The Goddess Isis

Devyani Devotion Show, Homewood, AL
Sumaya performing for Devyani’s Devotion Fundraiser Show
Homewood, AL

Have you seen an Isis Wings performance lately?

Wings are the height of belly dance drama. Requiring the most space to perform, the dancer with wings extended is twelve feet from end to end. The highly reflective fabric of lamé Isis Wings can cast stage lights back to the audience and their opaque nature can conceal the dancer from view for heightened suspense. Small movements ripple through the wings like the tides of an ocean.

Isis wings are a modern belly dance prop that evoke the imagery of the ancient Egyptian goddess Isis. The lore surrounding Isis, mother of Horus, says that her tears filled the River Nile and that she used her magic to resurrect her murdered son. The motif of anguish, rebirth and power feature prominently in this dance.


Types of Isis Wings

There are many different wings available today. You can choose from many colors in sheer organza or opaque lamé. I personally prefer larger wings  that start at the base of the neck and end just above the floor, but mini wings are also available. One thing to note when shopping for wings is the spread. Many of the cheaper wings you find on eBay are actually a single wing. While you might save money, not having a split down the back they can limit how far you can extend.

Performing with Wings

For the dancer that wants to learn Isis Wings spinning is a must. Before picking up your first pair of wings spotting must become second nature to stave off dizziness. Second to that you must have strong arms. Wings create a lot of drag that you will have to pull through to keep the wings looking beautiful.

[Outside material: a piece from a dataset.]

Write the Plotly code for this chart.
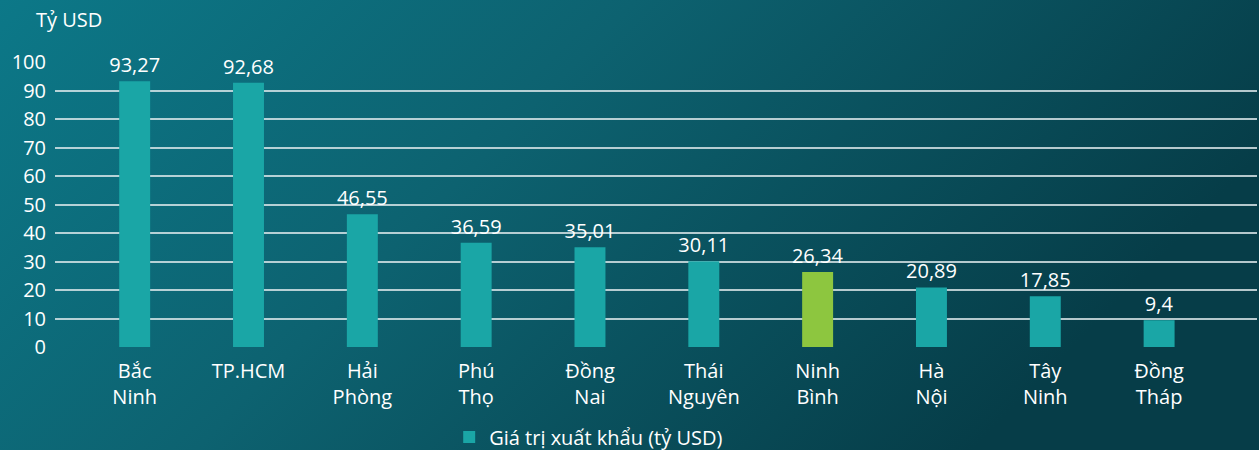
import base64
import plotly.graph_objects as go

categories = ["Bắc<br>Ninh", "TP.HCM", "Hải<br>Phòng", "Phú<br>Thọ", "Đồng<br>Nai",
              "Thái<br>Nguyên", "Ninh<br>Bình", "Hà<br>Nội", "Tây<br>Ninh", "Đồng<br>Tháp"]
values = [93.27, 92.68, 46.55, 36.59, 35.01, 30.11, 26.34, 20.89, 17.85, 9.4]
highlight = "Ninh<br>Bình"
series_name = "Giá trị xuất khẩu (tỷ USD)"
y_ticks = [0, 10, 20, 30, 40, 50, 60, 70, 80, 90, 100]

TEAL = "#1aa6a6"
GREEN = "#8dc63f"
FONT = "Open Sans"

colors = [GREEN if c == highlight else TEAL for c in categories]
labels = [str(v).replace(".", ",") for v in values]

W, H = 1259, 450
ml, mr, mt, mb = 55, 2, 62, 103
pw, ph = W - ml - mr, H - mt - mb

svg = f'''<svg xmlns="http://www.w3.org/2000/svg" width="{W}" height="{H}" preserveAspectRatio="none">
<defs><linearGradient id="g" x1="0" y1="0" x2="1" y2="0.35">
<stop offset="0" stop-color="#0c7888"/>
<stop offset="0.45" stop-color="#0d6270"/>
<stop offset="1" stop-color="#063d48"/>
</linearGradient></defs>
<rect width="{W}" height="{H}" fill="url(#g)"/>
</svg>'''
src = "data:image/svg+xml;base64," + base64.b64encode(svg.encode()).decode()

fig = go.Figure()
fig.add_trace(go.Bar(
    x=categories, y=values, name=series_name,
    marker=dict(color=colors, line=dict(width=0)),
    width=0.272,
    text=labels, textposition="outside", cliponaxis=False, constraintext="none",
    textfont=dict(color="white", size=20, family=FONT),
    showlegend=True,
))

fig.update_layout(
    width=W, height=H,
    margin=dict(l=ml, r=mr, t=mt, b=mb, pad=0, autoexpand=False),
    paper_bgcolor="#0a5a68",
    plot_bgcolor="rgba(0,0,0,0)",
    font=dict(family=FONT, color="white", size=20),
    images=[dict(source=src, xref="paper", yref="paper",
                 x=-ml / pw, y=1 + mt / ph, sizex=W / pw, sizey=H / ph,
                 xanchor="left", yanchor="top", sizing="stretch", layer="below")],
    xaxis=dict(range=[-0.7, 9.86], showgrid=False, zeroline=False, showline=False,
               ticks="", ticklabelstandoff=10,
               tickfont=dict(size=20, color="white", family=FONT)),
    yaxis=dict(range=[0, 100], tickvals=y_ticks, showgrid=True,
               gridcolor="rgba(225,235,238,0.8)", gridwidth=1.5,
               zeroline=False, showline=False, ticks="", ticklabelstandoff=8,
               tickfont=dict(size=20, color="white", family=FONT)),
    legend=dict(orientation="h", x=0.444, xanchor="center", y=-0.316, yanchor="middle",
                font=dict(size=20, color="white", family=FONT),
                bgcolor="rgba(0,0,0,0)", itemwidth=30),
    annotations=[dict(text="Tỷ USD", xref="paper", yref="paper",
                      x=-21 / pw, y=1 + 42 / ph, xanchor="left", yanchor="middle",
                      showarrow=False, font=dict(size=20, color="white", family=FONT))],
    bargap=0.7,
)

fig.write_html("out.html", config={"displayModeBar": False},
               post_script="document.body.style.margin='0';document.body.style.overflow='hidden';")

Outdoor performances can be tricky. High winds can rip the wings from the dancers hands, and uneven terrain can be hazardous for spinning. Despite the dangers it is still possible to perform with Wings in a park setting. Trees can help the break the wind, and a visual cue, such as a flag, can indicate the direction of the wind, allowing the dancer to dance into the wind, using it to her advantage, rather than the other way around.

When watching Isis Wings in an informal setting, such as a wedding reception or party where the audience is gathered around a dancer performing in the center, remember to give the dancer space. When spinning with wings the dancer cannot see behind her, and will not know if the crowd has gotten to close.